Surgical robot challenge
Students in the Department of Automatic Control and Systems Engineering were tasked with designing and building a simulated surgical robot.
Assessments and modules may change before you start your course. This is an example of the assessment for this module but tasks may change each year to improve your experience.
Second year students were set a challenge to design and build a robot that could perform tasks similar to those being used in robotic surgery for the second year Mechatronics module.
With support from teaching staff, students needed to build a mobile robot with wheels and an arm, that could autonomously (without human intervention) carry out a number of tasks inside a robot arena designed to replicate a surgical theatre.
The first task for the robots was the surgical tool delivery, where the robot needed to pick up a tool (a whiteboard marker) from a stand, go through a tunnel, and insert the tool into one of a number of holes. After inserting the tool the robot needed to navigate back to its start position.
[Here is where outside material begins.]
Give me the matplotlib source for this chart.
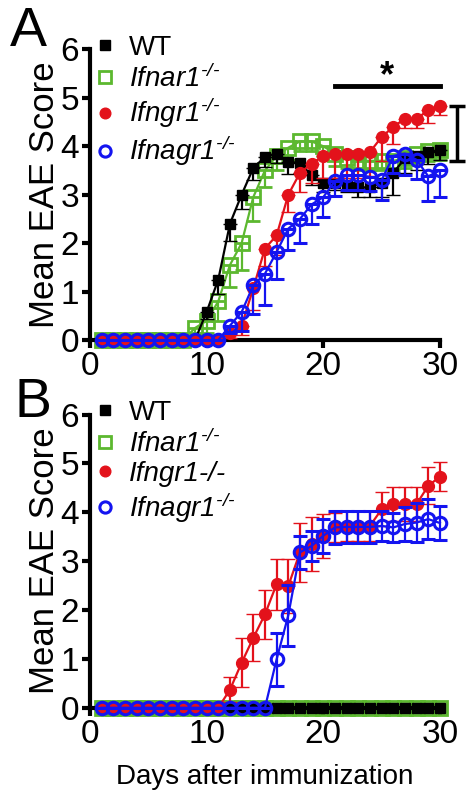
import matplotlib
matplotlib.use("Agg")
import matplotlib.pyplot as plt
from matplotlib.lines import Line2D
import numpy as np

plt.rcParams['font.family'] = ['Liberation Sans Narrow', 'Liberation Sans', 'DejaVu Sans']
plt.rcParams['mathtext.fontset'] = 'custom'
plt.rcParams['mathtext.rm'] = 'Liberation Sans:italic'
plt.rcParams['mathtext.it'] = 'Liberation Sans:italic'

# --- Data ---
days = np.arange(1, 31)

# Panel A: mean EAE score, lower SEM
a_wt = [0, 0, 0, 0, 0, 0, 0, 0, 0, 0.58, 1.25, 2.4, 3.0, 3.55, 3.78, 3.85, 3.68, 3.65, 3.4, 3.25,
        3.25, 3.2, 3.15, 3.15, 3.25, 3.45, 3.75, 3.8, 3.88, 3.92]
a_wt_err = [0, 0, 0, 0, 0, 0, 0, 0, 0, 0.15, 0.3, 0.35, 0.3, 0.25, 0.2, 0.2, 0.25, 0.2, 0.2, 0.2,
            0.15, 0.15, 0.2, 0.2, 0.3, 0.45, 0.3, 0.3, 0.25, 0.2]
a_ifnar = [0, 0, 0, 0, 0, 0, 0, 0, 0.25, 0.4, 0.8, 1.55, 2.0, 2.95, 3.5, 3.8, 3.97, 4.1, 4.1, 4.0,
           3.85, 3.75, 3.7, 3.7, 3.7, 3.7, 3.75, 3.85, 3.9, 3.92]
a_ifnar_err = [0, 0, 0, 0, 0, 0, 0, 0, 0.1, 0.25, 0.4, 0.45, 0.55, 0.5, 0.35, 0.3, 0.25, 0.2, 0.2, 0.2,
               0.25, 0.2, 0.2, 0.2, 0.2, 0.2, 0.2, 0.2, 0.2, 0.2]
a_ifngr = [0, 0, 0, 0, 0, 0, 0, 0, 0, 0, 0, 0.15, 0.3, 1.07, 1.89, 2.16, 3.0, 3.45, 3.64, 3.8,
           3.85, 3.85, 3.85, 3.88, 4.19, 4.4, 4.57, 4.57, 4.74, 4.82]
a_ifngr_err = [0, 0, 0, 0, 0, 0, 0, 0, 0, 0, 0, 0.1, 0.2, 0.45, 0.35, 0.4, 0.35, 0.4, 0.4, 0.45,
               0.5, 0.5, 0.5, 0.5, 0.5, 0.35, 0.2, 0.2, 0.27, 0.18]
a_ifnagr = [0, 0, 0, 0, 0, 0, 0, 0, 0, 0, 0, 0.3, 0.58, 1.13, 1.37, 1.82, 2.3, 2.5, 2.8, 2.95,
            3.28, 3.4, 3.4, 3.37, 3.3, 3.8, 3.85, 3.72, 3.38, 3.5]
a_ifnagr_err = [0, 0, 0, 0, 0, 0, 0, 0, 0, 0, 0, 0.15, 0.4, 0.6, 0.65, 0.55, 0.45, 0.5, 0.4, 0.4,
                0.3, 0.3, 0.3, 0.3, 0.4, 0.35, 0.45, 0.4, 0.5, 0.55]

# Panel B: mean EAE score, SEM
b_wt = [0, 0, 0, 0, 0, 0, 0, 0, 0, 0, 0, 0, 0, 0, 0, 0, 0, 0, 0, 0,
        0, 0, 0, 0, 0, 0, 0, 0, 0, 0]
b_ifnar = [0, 0, 0, 0, 0, 0, 0, 0, 0, 0, 0, 0, 0, 0, 0, 0, 0, 0, 0, 0,
           0, 0, 0, 0, 0, 0, 0, 0, 0, 0]
b_ifngr = [0, 0, 0, 0, 0, 0, 0, 0, 0, 0, 0, 0.37, 0.92, 1.43, 1.91, 2.53, 2.49, 3.18, 3.35, 3.52,
           3.69, 3.72, 3.72, 3.72, 4.06, 4.17, 4.17, 4.17, 4.54, 4.73]
b_ifngr_err = [0, 0, 0, 0, 0, 0, 0, 0, 0, 0, 0, 0.25, 0.5, 0.48, 0.5, 0.52, 0.55, 0.6, 0.55, 0.45,
               0.3, 0.3, 0.3, 0.3, 0.35, 0.35, 0.35, 0.35, 0.38, 0.3]
b_ifnagr = [0, 0, 0, 0, 0, 0, 0, 0, 0, 0, 0, 0, 0, 0, 0, 0.99, 1.89, 3.18, 3.31, 3.52,
            3.69, 3.7, 3.7, 3.7, 3.72, 3.69, 3.76, 3.79, 3.86, 3.78]
b_ifnagr_err = [0, 0, 0, 0, 0, 0, 0, 0, 0, 0, 0, 0, 0, 0, 0, 0.55, 0.63, 0.34, 0.3, 0.35,
                0.33, 0.33, 0.33, 0.33, 0.3, 0.3, 0.35, 0.4, 0.41, 0.35]

labels_a = ['WT', r'Ifnar1$^{\text{-/-}}$', r'Ifngr1$^{\text{-/-}}$', r'Ifnagr1$^{\text{-/-}}$']
labels_b = ['WT', r'Ifnar1$^{\text{-/-}}$', 'Ifngr1-/-', r'Ifnagr1$^{\text{-/-}}$']

BLACK = '#000000'
GREEN = '#5cb82f'
RED = '#e3121b'
BLUE = '#1414f0'

styles = [
    dict(color=BLACK, marker='s', ms=7.5, mfc=BLACK, mec=BLACK, mew=1, z=3),
    dict(color=GREEN, marker='s', ms=9.5, mfc='none', mec=GREEN, mew=2, z=2),
    dict(color=RED, marker='o', ms=8.5, mfc=RED, mec=RED, mew=1, z=4),
    dict(color=BLUE, marker='o', ms=9, mfc='none', mec=BLUE, mew=2.2, z=5),
]

fig = plt.figure(figsize=(4.71, 8.08), dpi=100)
ax_a = fig.add_axes([0.191, 0.579, 0.743, 0.360])
ax_b = fig.add_axes([0.191, 0.124, 0.743, 0.363])


def draw_panel(ax, series, errs, lower_only, labels):
    for y, e, st in zip(series, errs, styles):
        y = np.asarray(y)
        if e is None:
            yerr = None
        else:
            e = np.asarray(e)
            yerr = [e, np.zeros_like(e)] if lower_only else e
        ax.errorbar(days, y, yerr=yerr, color=st['color'], lw=1.6, marker=st['marker'],
                    ms=st['ms'], mfc=st['mfc'], mec=st['mec'], mew=st['mew'],
                    elinewidth=1.6, capsize=5, capthick=1.6, zorder=st['z'], clip_on=False)
    ax.set_xlim(0, 30)
    ax.set_ylim(0, 6)
    ax.set_xticks([0, 10, 20, 30])
    ax.set_yticks(range(7))
    for s in ['top', 'right']:
        ax.spines[s].set_visible(False)
    for s in ['left', 'bottom']:
        ax.spines[s].set_linewidth(3)
    ax.tick_params(width=3, length=6, labelsize=24, pad=2)
    ax.set_ylabel('Mean EAE Score', fontsize=25, family='Liberation Sans')
    ax.yaxis.set_label_coords(-0.082, 0.5)

    handles = [Line2D([], [], ls='none', marker=st['marker'], ms=st['ms'] * 0.9, mfc=st['mfc'],
                      mec=st['mec'], mew=st['mew']) for st in styles]
    leg = ax.legend(handles, labels, loc='upper left', bbox_to_anchor=(0.02, 1.05),
                    frameon=False, handlelength=0.6, handletextpad=0.55, labelspacing=0.12,
                    borderaxespad=0, borderpad=0,
                    prop=dict(family='Liberation Sans', style='italic', size=20))
    leg.get_texts()[0].set_style('normal')


draw_panel(ax_a, [a_wt, a_ifnar, a_ifngr, a_ifnagr],
           [a_wt_err, a_ifnar_err, a_ifngr_err, a_ifnagr_err], True, labels_a)
draw_panel(ax_b, [b_wt, b_ifnar, b_ifngr, b_ifnagr],
           [None, None, b_ifngr_err, b_ifnagr_err], False, labels_b)

# significance marks in panel A
ax_a.plot([21, 30], [5.24, 5.24], color='black', lw=3.5, clip_on=False)
ax_a.text(25.5, 5.08, '*', ha='center', va='bottom', fontsize=26, fontweight='bold')
ax_a.errorbar([31.5], [4.26], yerr=[[0.56], [0.56]], color='black', elinewidth=2.5,
              capsize=6, capthick=2.5, clip_on=False, fmt='none')

ax_b.set_xlabel('Days after immunization', fontsize=20, labelpad=10)

fig.text(0.02, 0.992, 'A', fontsize=40, family='Liberation Sans', va='top', ha='left')
fig.text(0.03, 0.533, 'B', fontsize=40, family='Liberation Sans', va='top', ha='left')

fig.savefig('out.png', dpi=100)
The second task was the robots needed to simulate an incision on the body of the patient. Starting with the tool (white board marker), the student’s robots needed to travel to a vertically standing whiteboard marker and draw a shape on a target area. The more accurate shape within the target area, the higher the score.
As well as accuracy and ability to perform the tasks, robot devices were scored for speed and how many times the tasks were completed in a given time.
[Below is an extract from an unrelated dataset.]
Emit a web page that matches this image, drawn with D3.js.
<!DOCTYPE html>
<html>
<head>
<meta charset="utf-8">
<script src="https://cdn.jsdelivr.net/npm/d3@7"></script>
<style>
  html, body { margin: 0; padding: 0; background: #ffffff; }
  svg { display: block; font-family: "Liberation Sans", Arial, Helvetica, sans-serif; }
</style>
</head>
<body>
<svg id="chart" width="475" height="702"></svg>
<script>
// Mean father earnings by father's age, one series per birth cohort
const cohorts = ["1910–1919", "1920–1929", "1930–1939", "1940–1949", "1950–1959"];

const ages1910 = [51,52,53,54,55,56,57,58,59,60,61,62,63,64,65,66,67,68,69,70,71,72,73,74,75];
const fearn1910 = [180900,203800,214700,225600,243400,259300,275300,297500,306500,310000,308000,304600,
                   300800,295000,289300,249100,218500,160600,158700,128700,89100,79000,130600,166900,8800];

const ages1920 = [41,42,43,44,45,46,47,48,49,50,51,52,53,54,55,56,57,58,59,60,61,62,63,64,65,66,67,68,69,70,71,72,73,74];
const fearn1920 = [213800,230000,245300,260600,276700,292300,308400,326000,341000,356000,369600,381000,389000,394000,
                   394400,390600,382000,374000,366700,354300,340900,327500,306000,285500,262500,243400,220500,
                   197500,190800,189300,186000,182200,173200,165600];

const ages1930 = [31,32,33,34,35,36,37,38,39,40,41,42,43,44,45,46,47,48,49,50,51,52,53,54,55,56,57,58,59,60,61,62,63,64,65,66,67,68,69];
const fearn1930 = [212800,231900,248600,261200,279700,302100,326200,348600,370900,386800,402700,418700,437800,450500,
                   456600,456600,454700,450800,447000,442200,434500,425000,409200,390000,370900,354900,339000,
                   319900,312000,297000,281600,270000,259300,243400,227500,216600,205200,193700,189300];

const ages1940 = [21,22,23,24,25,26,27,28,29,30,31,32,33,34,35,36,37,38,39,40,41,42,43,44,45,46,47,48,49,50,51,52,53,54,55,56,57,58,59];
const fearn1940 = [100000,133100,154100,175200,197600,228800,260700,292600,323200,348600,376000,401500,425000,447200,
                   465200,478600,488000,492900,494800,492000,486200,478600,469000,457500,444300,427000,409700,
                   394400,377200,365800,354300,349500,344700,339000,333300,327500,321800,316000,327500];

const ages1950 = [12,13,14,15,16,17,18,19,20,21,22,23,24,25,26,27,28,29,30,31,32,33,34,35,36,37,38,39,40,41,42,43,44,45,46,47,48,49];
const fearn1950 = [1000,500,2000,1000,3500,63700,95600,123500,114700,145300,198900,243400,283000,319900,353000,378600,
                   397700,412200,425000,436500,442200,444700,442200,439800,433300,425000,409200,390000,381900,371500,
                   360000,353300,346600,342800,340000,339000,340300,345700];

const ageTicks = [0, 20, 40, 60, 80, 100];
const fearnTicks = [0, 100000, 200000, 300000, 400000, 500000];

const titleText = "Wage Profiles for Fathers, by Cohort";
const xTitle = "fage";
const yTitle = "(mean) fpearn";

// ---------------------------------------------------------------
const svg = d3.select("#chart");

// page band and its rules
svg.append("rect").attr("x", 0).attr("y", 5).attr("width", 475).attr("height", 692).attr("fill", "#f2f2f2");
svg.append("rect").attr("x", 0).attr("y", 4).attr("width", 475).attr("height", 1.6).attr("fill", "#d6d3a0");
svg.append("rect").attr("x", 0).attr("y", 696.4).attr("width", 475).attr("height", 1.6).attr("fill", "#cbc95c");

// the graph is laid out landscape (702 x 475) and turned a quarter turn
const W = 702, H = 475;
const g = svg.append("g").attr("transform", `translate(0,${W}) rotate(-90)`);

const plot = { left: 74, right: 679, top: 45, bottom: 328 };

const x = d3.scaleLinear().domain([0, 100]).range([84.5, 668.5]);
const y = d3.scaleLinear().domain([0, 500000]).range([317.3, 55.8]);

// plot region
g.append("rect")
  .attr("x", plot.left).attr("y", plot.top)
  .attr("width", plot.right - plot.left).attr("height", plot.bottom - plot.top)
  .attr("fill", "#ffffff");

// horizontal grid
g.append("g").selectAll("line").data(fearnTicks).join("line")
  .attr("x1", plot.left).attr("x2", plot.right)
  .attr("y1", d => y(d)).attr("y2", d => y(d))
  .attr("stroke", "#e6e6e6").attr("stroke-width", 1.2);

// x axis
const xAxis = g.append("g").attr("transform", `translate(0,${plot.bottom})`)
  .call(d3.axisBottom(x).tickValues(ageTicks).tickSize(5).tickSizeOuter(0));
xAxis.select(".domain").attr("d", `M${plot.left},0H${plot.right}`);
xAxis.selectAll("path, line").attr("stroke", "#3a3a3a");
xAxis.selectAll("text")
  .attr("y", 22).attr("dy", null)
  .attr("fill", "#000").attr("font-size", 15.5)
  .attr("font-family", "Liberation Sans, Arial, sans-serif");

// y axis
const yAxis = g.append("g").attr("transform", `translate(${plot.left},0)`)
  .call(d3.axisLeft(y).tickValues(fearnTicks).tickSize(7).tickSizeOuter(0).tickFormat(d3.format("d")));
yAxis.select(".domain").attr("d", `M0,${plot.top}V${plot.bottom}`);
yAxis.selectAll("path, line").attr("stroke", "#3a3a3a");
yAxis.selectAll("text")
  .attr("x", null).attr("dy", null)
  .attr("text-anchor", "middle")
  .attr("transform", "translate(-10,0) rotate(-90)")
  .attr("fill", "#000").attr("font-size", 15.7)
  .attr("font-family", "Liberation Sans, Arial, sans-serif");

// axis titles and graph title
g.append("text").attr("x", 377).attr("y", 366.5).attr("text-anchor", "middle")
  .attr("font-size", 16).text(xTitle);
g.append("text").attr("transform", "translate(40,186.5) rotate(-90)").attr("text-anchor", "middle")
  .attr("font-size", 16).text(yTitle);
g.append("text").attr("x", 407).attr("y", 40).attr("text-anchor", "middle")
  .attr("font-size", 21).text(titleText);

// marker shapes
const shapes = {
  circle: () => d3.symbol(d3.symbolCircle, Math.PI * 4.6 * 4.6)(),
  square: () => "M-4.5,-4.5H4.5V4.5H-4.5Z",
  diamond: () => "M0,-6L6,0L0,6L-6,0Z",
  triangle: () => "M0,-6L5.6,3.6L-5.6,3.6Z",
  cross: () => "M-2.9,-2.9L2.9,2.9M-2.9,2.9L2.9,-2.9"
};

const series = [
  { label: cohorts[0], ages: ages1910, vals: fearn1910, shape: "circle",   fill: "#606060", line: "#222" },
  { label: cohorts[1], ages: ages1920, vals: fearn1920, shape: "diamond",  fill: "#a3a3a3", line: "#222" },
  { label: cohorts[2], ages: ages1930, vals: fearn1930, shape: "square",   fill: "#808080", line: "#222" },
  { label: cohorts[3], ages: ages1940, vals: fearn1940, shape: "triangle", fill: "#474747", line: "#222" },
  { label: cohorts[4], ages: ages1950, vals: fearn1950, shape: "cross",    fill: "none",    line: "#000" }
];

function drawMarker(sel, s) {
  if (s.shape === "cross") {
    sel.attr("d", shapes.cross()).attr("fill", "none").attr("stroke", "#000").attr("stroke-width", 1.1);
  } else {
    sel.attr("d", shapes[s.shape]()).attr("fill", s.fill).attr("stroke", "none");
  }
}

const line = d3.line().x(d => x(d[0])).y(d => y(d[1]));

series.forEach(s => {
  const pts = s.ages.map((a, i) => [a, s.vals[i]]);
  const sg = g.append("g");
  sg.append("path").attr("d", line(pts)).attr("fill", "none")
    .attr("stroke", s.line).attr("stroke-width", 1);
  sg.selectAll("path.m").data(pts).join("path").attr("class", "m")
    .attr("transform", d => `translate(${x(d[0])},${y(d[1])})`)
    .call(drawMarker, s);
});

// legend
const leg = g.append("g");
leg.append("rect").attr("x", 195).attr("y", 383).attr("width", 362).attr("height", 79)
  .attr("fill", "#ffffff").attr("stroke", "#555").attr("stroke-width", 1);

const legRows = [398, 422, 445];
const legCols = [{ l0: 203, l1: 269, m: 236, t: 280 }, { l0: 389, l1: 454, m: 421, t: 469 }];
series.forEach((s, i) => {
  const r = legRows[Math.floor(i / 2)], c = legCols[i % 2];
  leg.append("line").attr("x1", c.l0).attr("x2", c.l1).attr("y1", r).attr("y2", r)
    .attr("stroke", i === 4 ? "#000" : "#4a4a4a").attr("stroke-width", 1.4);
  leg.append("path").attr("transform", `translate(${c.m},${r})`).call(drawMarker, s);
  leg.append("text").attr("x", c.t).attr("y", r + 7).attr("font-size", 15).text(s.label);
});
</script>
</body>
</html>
As well as the demonstration, students were expected to complete a final report on their robot. The report would justify the decisions the group took in designing their robot and describe the final specifications with respect to the mechanical and electronic design, the control algorithms programmed to perform the tasks, how reliable and accurate the robot performed and a reflection on what they would have done differently.
As well as technical engineering skills, students needed to show excellent project management skills to plan, design and purchase the components needed to build their robot, and collaborate efficiently.
Students said that the module assignment put into practice what they've learnt from other modules. That the challenges faced to build and control the robots for the challenge enabled them to experience what real-world robotic and control engineering is like.
The Mechatronics module is led by Dr Dana Damian and Dr Shuhei Miyashita. Both these staff carry out ground-breaking biomedical robotics and microrobotic research.